Newsome had never punted in high school

The crazy thing about it, Newsome accepted the offer from Notre Dame without having ever punted in a high school game. The offer came before his senior season, and he hadn’t been the punter before that. He was a place-kicker first and foremost.

“I kind of picked up at the end of my junior season,” he said. “I just kind of picked it up and it was one of those things that it just kind of came along and I progressed and I just kept going. I punted my senior year and my first snap was two months after I committed to Notre Dame.”

That’s also when he found out that Georgia would be coming to Notre Dame in 2017. Newsome signed with the Irish in February of 2014, and the announcement that the teams would be playing this year came two months later.

“Notre Dame does play a lot of marquee opponents and you realize that as a recruit,” Newsome said. “Notre Dame plays the best teams in the country. You play in California one weekend and down in Florida the next and you’re in New York. You literally hit all the spots in the country. As a recruit, you get taken aback by all that. But I never actually thought, ‘I’m going to get to play a team from my home state.’”

Newsome actually got to play Georgia Tech and his former Carrollton teammate Broderick Snoddy in 2015. But he’ll miss Notre Dame’s return trip to Athens in 2019. He will be graduated by then.

Newsome used to have a lot of hair before donating it for cancer patients./Dawgnation)

In the meantime Newsome has thrived under the Golden Dome, not just as a player but as a student in the school’s prestigious college of business and off the field with regard to community service. At the moment his head is shaven almost clean. That’s because he donated the flowing blond locks he had become known for to St. Baldrick’s for children with cancer.

In a nutshell, Newsome loves it here. Well, with the notable exception of those snowy walks to the Guglielmino Athletic Center for 5:15 a.m. workouts in the offseason. But none of it has been easy, especially the academic end of the equation.

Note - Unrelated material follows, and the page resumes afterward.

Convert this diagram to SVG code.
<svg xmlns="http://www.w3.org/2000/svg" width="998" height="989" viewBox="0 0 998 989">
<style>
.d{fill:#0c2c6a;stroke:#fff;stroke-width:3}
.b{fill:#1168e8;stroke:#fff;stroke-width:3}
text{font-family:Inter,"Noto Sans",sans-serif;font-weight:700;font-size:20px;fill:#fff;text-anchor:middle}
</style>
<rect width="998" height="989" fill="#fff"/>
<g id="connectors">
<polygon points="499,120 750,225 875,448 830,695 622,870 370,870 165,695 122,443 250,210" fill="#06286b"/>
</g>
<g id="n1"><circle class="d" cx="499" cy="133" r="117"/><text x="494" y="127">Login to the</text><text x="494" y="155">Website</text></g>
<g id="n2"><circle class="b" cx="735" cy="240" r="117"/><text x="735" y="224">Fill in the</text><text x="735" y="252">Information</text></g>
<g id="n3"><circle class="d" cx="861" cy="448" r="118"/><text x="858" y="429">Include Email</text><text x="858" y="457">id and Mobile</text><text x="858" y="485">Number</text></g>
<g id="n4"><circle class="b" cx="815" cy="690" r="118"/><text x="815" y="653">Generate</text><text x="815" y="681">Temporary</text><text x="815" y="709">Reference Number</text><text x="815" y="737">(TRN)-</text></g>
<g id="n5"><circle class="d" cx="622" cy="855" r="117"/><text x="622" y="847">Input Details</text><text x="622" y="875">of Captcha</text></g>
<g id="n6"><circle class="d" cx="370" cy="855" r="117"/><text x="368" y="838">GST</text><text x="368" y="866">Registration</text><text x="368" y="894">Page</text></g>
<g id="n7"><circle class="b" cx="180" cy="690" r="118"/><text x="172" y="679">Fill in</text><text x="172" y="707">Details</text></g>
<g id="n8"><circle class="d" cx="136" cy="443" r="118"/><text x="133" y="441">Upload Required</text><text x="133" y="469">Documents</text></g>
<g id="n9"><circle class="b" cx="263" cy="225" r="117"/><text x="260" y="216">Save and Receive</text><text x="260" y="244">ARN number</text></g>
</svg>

“I had always heard what a prestigious academic institution Notre Dame always was, so I knew I was coming into a challenge,” Newsome said. “I feel as though Carrollton did prepare me for what was going to come, but any high school can only prepare you so much. There’s always going to be some realization where you tell yourself, ‘wow, I’m really going to have to buckle down if I truly want to compete on the field and in the classroom.’ That’s what Notre Dame is. You earn what you get here, whether it’s on the football field or in the classroom.”

Newsome knows many UGA players

Newsome knows several of Georgia’s players. He’s especially close with walk-on place-kicker Rodrigo Blankenship and was good friends with former kicker William Ham as well. That’s because all of them competed in the various kicking camps around the state in high school.

“I know Rodrigo pretty well,” he said. “I know them from camps and being recruited at the same time. Those guys are really great dudes, guys I value competing with at that age. Now at this level it’s really nice to see them succeed, it makes me really happy.”

Newsome has followed the Bulldogs’ kicking and punting developments closely and wanted to know if “the transfer guys” – Cameron Nizialek and William Marvin — were going to end up playing this fall. He was told that’s undecided at the moment.

Either way, he’s excited about seeing the Bulldogs in South Bend in September. He’s one of a few Irish from the Peach State, including backup quarterback and holder Montgomery VanGorder of Buford and receiver Mick Assaf of Atlanta’s Pace Academy.

“It’s fun talking about playing a team from back home,” Newsome said. “Georgia is the team that generally everybody talks about in my area. It’s either Georgia or Auburn where I’m from.”

It’s all Irish for the Newsomes now.